>>>

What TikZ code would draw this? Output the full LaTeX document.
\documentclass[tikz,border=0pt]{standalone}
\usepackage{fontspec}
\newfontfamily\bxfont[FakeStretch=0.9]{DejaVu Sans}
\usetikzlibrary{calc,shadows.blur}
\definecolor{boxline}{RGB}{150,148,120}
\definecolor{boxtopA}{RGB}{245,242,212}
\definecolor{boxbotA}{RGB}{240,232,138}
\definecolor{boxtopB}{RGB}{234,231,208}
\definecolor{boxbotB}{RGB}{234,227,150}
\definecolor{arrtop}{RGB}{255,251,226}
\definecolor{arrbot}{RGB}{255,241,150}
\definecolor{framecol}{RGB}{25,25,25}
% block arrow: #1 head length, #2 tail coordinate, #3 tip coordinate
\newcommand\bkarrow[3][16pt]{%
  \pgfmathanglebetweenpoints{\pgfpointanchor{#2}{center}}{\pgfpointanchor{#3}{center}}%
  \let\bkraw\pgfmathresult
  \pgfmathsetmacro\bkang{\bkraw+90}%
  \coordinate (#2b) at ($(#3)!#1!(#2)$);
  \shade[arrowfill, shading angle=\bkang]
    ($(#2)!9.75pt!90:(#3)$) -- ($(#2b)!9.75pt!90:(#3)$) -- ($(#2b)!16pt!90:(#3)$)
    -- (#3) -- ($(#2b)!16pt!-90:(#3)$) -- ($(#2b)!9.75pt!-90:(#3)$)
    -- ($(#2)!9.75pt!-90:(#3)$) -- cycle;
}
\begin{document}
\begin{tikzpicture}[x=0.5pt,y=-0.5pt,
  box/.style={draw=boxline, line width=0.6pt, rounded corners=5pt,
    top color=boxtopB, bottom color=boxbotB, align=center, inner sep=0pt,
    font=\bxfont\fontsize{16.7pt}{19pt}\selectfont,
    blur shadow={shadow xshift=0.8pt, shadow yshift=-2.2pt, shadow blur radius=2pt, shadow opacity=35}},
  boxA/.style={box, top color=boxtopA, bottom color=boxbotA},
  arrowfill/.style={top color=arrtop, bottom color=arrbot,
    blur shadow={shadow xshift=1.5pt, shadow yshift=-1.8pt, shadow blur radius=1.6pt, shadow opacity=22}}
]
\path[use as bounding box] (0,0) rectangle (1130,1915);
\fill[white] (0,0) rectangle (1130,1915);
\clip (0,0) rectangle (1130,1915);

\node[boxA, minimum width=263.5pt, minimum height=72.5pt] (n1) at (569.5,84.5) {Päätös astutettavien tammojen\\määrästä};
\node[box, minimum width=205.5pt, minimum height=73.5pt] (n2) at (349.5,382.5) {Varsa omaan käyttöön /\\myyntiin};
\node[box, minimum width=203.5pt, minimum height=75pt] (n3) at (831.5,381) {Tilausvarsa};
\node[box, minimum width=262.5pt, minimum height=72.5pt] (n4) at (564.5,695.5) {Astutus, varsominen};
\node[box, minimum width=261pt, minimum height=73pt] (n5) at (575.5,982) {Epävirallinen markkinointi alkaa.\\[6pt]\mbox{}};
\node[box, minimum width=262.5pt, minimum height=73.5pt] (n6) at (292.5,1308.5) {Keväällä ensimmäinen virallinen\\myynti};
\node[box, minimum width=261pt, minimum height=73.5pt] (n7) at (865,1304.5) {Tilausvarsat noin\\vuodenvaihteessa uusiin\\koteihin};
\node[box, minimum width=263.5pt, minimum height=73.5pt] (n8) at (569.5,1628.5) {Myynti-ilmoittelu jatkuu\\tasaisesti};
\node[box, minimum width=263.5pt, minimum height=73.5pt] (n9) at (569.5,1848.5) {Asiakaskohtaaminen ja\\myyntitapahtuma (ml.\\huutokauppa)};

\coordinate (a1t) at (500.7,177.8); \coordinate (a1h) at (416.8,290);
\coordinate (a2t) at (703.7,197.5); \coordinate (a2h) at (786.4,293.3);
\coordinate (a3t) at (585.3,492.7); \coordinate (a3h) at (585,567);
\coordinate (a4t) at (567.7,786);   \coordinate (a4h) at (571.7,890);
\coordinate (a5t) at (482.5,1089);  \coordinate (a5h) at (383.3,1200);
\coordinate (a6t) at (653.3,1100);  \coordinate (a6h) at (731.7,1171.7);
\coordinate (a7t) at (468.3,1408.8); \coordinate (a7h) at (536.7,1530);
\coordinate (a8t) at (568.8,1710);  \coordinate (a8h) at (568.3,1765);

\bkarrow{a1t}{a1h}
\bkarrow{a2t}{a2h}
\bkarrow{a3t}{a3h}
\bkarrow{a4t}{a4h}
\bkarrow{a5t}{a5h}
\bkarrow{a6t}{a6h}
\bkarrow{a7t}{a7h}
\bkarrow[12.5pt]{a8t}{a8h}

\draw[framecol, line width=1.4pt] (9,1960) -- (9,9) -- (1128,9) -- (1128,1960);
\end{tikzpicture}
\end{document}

<<<

**CHALLENGE:** From the first line to the last, please quote the material above exactly.

**EXPECTED ANSWER:**
What TikZ code would draw this? Output the full LaTeX document.
\documentclass[tikz,border=0pt]{standalone}
\usepackage{fontspec}
\newfontfamily\bxfont[FakeStretch=0.9]{DejaVu Sans}
\usetikzlibrary{calc,shadows.blur}
\definecolor{boxline}{RGB}{150,148,120}
\definecolor{boxtopA}{RGB}{245,242,212}
\definecolor{boxbotA}{RGB}{240,232,138}
\definecolor{boxtopB}{RGB}{234,231,208}
\definecolor{boxbotB}{RGB}{234,227,150}
\definecolor{arrtop}{RGB}{255,251,226}
\definecolor{arrbot}{RGB}{255,241,150}
\definecolor{framecol}{RGB}{25,25,25}
% block arrow: #1 head length, #2 tail coordinate, #3 tip coordinate
\newcommand\bkarrow[3][16pt]{%
  \pgfmathanglebetweenpoints{\pgfpointanchor{#2}{center}}{\pgfpointanchor{#3}{center}}%
  \let\bkraw\pgfmathresult
  \pgfmathsetmacro\bkang{\bkraw+90}%
  \coordinate (#2b) at ($(#3)!#1!(#2)$);
  \shade[arrowfill, shading angle=\bkang]
    ($(#2)!9.75pt!90:(#3)$) -- ($(#2b)!9.75pt!90:(#3)$) -- ($(#2b)!16pt!90:(#3)$)
    -- (#3) -- ($(#2b)!16pt!-90:(#3)$) -- ($(#2b)!9.75pt!-90:(#3)$)
    -- ($(#2)!9.75pt!-90:(#3)$) -- cycle;
}
\begin{document}
\begin{tikzpicture}[x=0.5pt,y=-0.5pt,
  box/.style={draw=boxline, line width=0.6pt, rounded corners=5pt,
    top color=boxtopB, bottom color=boxbotB, align=center, inner sep=0pt,
    font=\bxfont\fontsize{16.7pt}{19pt}\selectfont,
    blur shadow={shadow xshift=0.8pt, shadow yshift=-2.2pt, shadow blur radius=2pt, shadow opacity=35}},
  boxA/.style={box, top color=boxtopA, bottom color=boxbotA},
  arrowfill/.style={top color=arrtop, bottom color=arrbot,
    blur shadow={shadow xshift=1.5pt, shadow yshift=-1.8pt, shadow blur radius=1.6pt, shadow opacity=22}}
]
\path[use as bounding box] (0,0) rectangle (1130,1915);
\fill[white] (0,0) rectangle (1130,1915);
\clip (0,0) rectangle (1130,1915);

\node[boxA, minimum width=263.5pt, minimum height=72.5pt] (n1) at (569.5,84.5) {Päätös astutettavien tammojen\\määrästä};
\node[box, minimum width=205.5pt, minimum height=73.5pt] (n2) at (349.5,382.5) {Varsa omaan käyttöön /\\myyntiin};
\node[box, minimum width=203.5pt, minimum height=75pt] (n3) at (831.5,381) {Tilausvarsa};
\node[box, minimum width=262.5pt, minimum height=72.5pt] (n4) at (564.5,695.5) {Astutus, varsominen};
\node[box, minimum width=261pt, minimum height=73pt] (n5) at (575.5,982) {Epävirallinen markkinointi alkaa.\\[6pt]\mbox{}};
\node[box, minimum width=262.5pt, minimum height=73.5pt] (n6) at (292.5,1308.5) {Keväällä ensimmäinen virallinen\\myynti};
\node[box, minimum width=261pt, minimum height=73.5pt] (n7) at (865,1304.5) {Tilausvarsat noin\\vuodenvaihteessa uusiin\\koteihin};
\node[box, minimum width=263.5pt, minimum height=73.5pt] (n8) at (569.5,1628.5) {Myynti-ilmoittelu jatkuu\\tasaisesti};
\node[box, minimum width=263.5pt, minimum height=73.5pt] (n9) at (569.5,1848.5) {Asiakaskohtaaminen ja\\myyntitapahtuma (ml.\\huutokauppa)};

\coordinate (a1t) at (500.7,177.8); \coordinate (a1h) at (416.8,290);
\coordinate (a2t) at (703.7,197.5); \coordinate (a2h) at (786.4,293.3);
\coordinate (a3t) at (585.3,492.7); \coordinate (a3h) at (585,567);
\coordinate (a4t) at (567.7,786);   \coordinate (a4h) at (571.7,890);
\coordinate (a5t) at (482.5,1089);  \coordinate (a5h) at (383.3,1200);
\coordinate (a6t) at (653.3,1100);  \coordinate (a6h) at (731.7,1171.7);
\coordinate (a7t) at (468.3,1408.8); \coordinate (a7h) at (536.7,1530);
\coordinate (a8t) at (568.8,1710);  \coordinate (a8h) at (568.3,1765);

\bkarrow{a1t}{a1h}
\bkarrow{a2t}{a2h}
\bkarrow{a3t}{a3h}
\bkarrow{a4t}{a4h}
\bkarrow{a5t}{a5h}
\bkarrow{a6t}{a6h}
\bkarrow{a7t}{a7h}
\bkarrow[12.5pt]{a8t}{a8h}

\draw[framecol, line width=1.4pt] (9,1960) -- (9,9) -- (1128,9) -- (1128,1960);
\end{tikzpicture}
\end{document}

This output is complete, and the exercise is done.